To give a bit more detail, these were some statistically significant differences (p=0.05):

- Students who did > 2000 total edits had an average grade of 86.8% on the FD. Students who did <= 2000 total edits had an average grade of 78.7% on the FD.
- Students who did > 3000 total edits had an average grade improvement of 17.8% between the two drafts. Students who did <= 3000 total edits had an average grade improvement of 4.9%.
- Students who did edits on > 3 days had an average grade of 84.8% on the FD. Students who did edits on <= 3 days had an average grade of 78.9%.
- Students who did edits on > 5 days (that is, almost every day) had an average grade improvement of 33.6% between the two drafts. Students who did edits on <= 5 days had an average grade improvement of 5.8%.

The data suggests a fairly uncontroversial model of a good writing student – one who edits often, both in terms of sheer numbers of changes and in terms of frequency of editing sessions. In fact, “model student” rather than “model essay” may be what the data is really pointing at – the amount and timing of the work that went into a particular essay seems sometimes to show more about the student’s other work than it does about the quality of that essay.
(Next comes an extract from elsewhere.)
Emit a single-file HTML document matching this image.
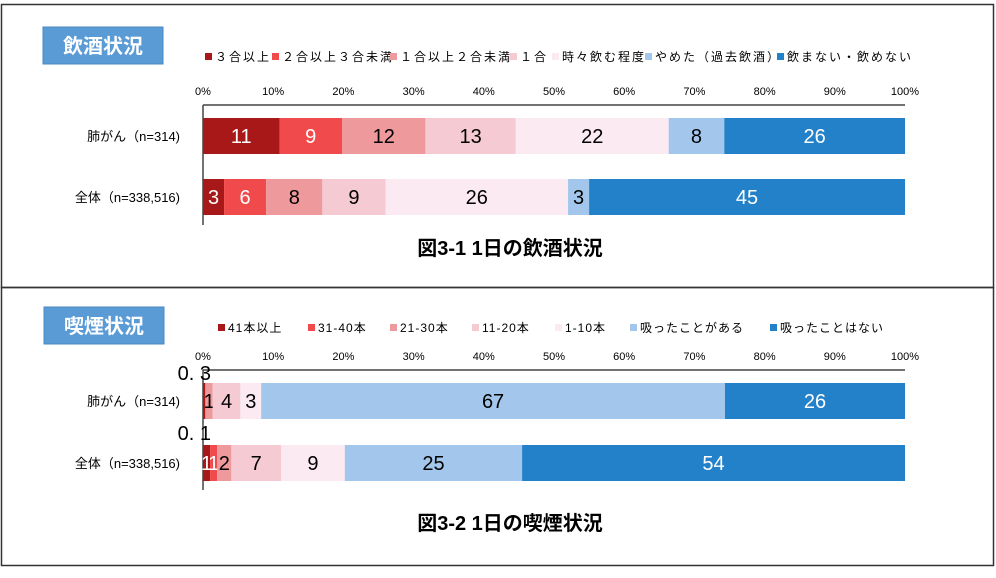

For example, it’s not clear why data derived from the time period between RD and FD would be correlated with RD scores (in fact, you would expect some of the correlations to be negative, as high RD scores might tell a student that there is less need for editing), but perhaps the fact that the same data points that are correlated with FD scores are correlated in the same ways with RD and final course grades indicates that the data shows something durable about the students who display them (my caveat earlier notwithstanding). It is feasible that the poor work habits evidenced by editing a major paper a few hours before turning it in might affect students’ other grades more than that paper itself.

In fact, this seems to be the major lesson of this little research project. One t-test on % edits on due date was statistically significant – one that compared students’ final course grades. To be precise, students who did > 20% of their total edits on the due date had average course grades of 84.5%. Those who did <= 20% of their total edits on the due date had average course grades of 88.8%.

Just to pursue a hint where it appeared, I went back into my stat sheets for each class for the last year and copied the # of assignments with grade 0 (found on the “other stats” sheet) for each student into my big Google Sheet. Indeed, there was a statistically significant difference. That is, students who made > 20% of edits made on the day an essay was due got a score of 0 on 5% of assignments across the term, and students who made <= 20% of edits made on the day an essay was due got a score of 0 on 3.2% of assignments across the term.

Like many characteristics of “good students”, from growth mindset to integrative motivation, whether a pattern of behavior correlates with success and whether it is teachable are two almost unrelated questions. It doesn’t necessarily follow from this research that I should require evidence of editing every day or that I should move due dates forward or back. It does suggest that successful students are successful in many ways, and that editing essays often is one of those ways.

I might just want to tell my students that I really love the Google Docs “cleared comment” emails that I get on Monday morning and I wish I got them all weekend, too.